00682: Search results when using UTF-8 and no-Latin characters
Description: When using UTF-8, searching for a non-Latin string only returns case sensitive results. It is a known PHP limitation, but a utf8tolower conversion using xlpage-utf-8.php would be a solution.
Just for completeness, here are my comments from the mailing list...
Unfortunately, at the moment there's not really a good way for us to do this -- it's a limitation of PHP.
The basic functions available in PHP to perform case-insensitive searches in substrings aren't really aware of uppercase and lowercase distinctions for utf-8 encoded strings.

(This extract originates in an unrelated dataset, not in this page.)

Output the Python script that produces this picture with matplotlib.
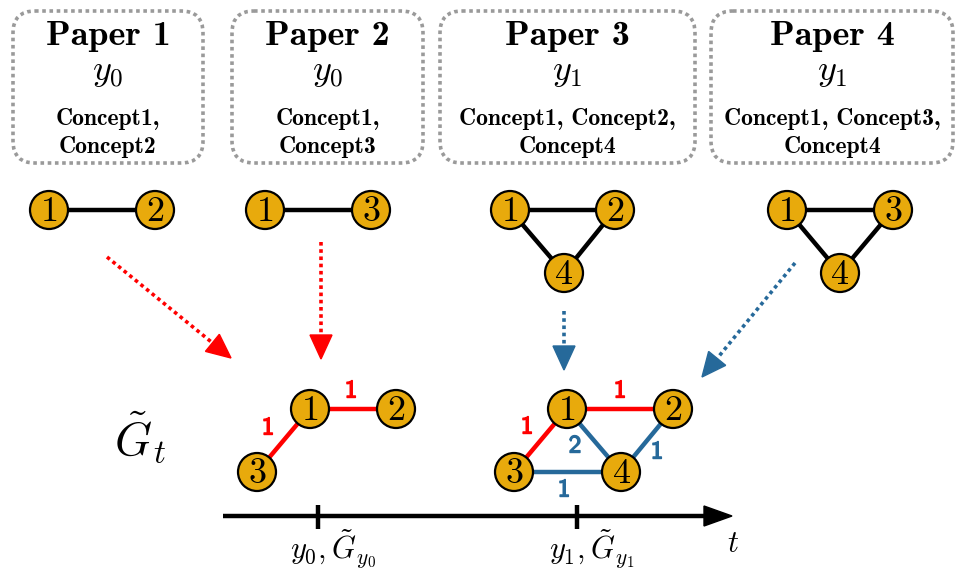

One approach would be to convert all terms to lowercase when doing the string search, but even here PHP's support is limited. To convert utf-8 to lowercase we'd have to use something like PHP's mb_strtolower function, but a lot of PHP installations don't have the mb_* available by default. Also, we have to be careful that we don't perform utf-8 lowercase conversions on sites that are using iso-8859-1 or other character encodings.
On the other hand, the xlpage-utf-8.php script is already defining a table of case conversions, so maybe I can get the search script to use that.
I've put this on my ToDo list, so maybe I can come up with a fix reasonably soon.
Here is little patch for utf-8 case insensitive search:
It successfully works at www.pmwiki.ru. Tested on pmwiki-2.1.5.
satrap June 07, 2006, at 05:17 PM
The patch works but current $CaseConversions table is l=>u (lower to upper) thus some uppercase characters map to wrong lowercase. A complete u=>l table can be added easily though.
I'm sure Patric will implement a complete utf8 solution in pmwiki core soon. Even better, pmwiki should turn to full utf-8 by default.
New version of the patch: pmwiki-utf8-search.zip. Tested on PmWiki 2.2.0-beta16. By the way, when mbstring extension installed and modern version of PHP is used, there is no need of $CaseConversions array at all.
It works, thanks satrap. However patching every new pmwiki build isn't the best practice imho.
I wonder why Patrick doesn't include such a fix into pmwiki's core. UTF-8 is the preferable encoding today, even for English-only websites. Also mbstring extension is included in most, if not all, PHP hosts.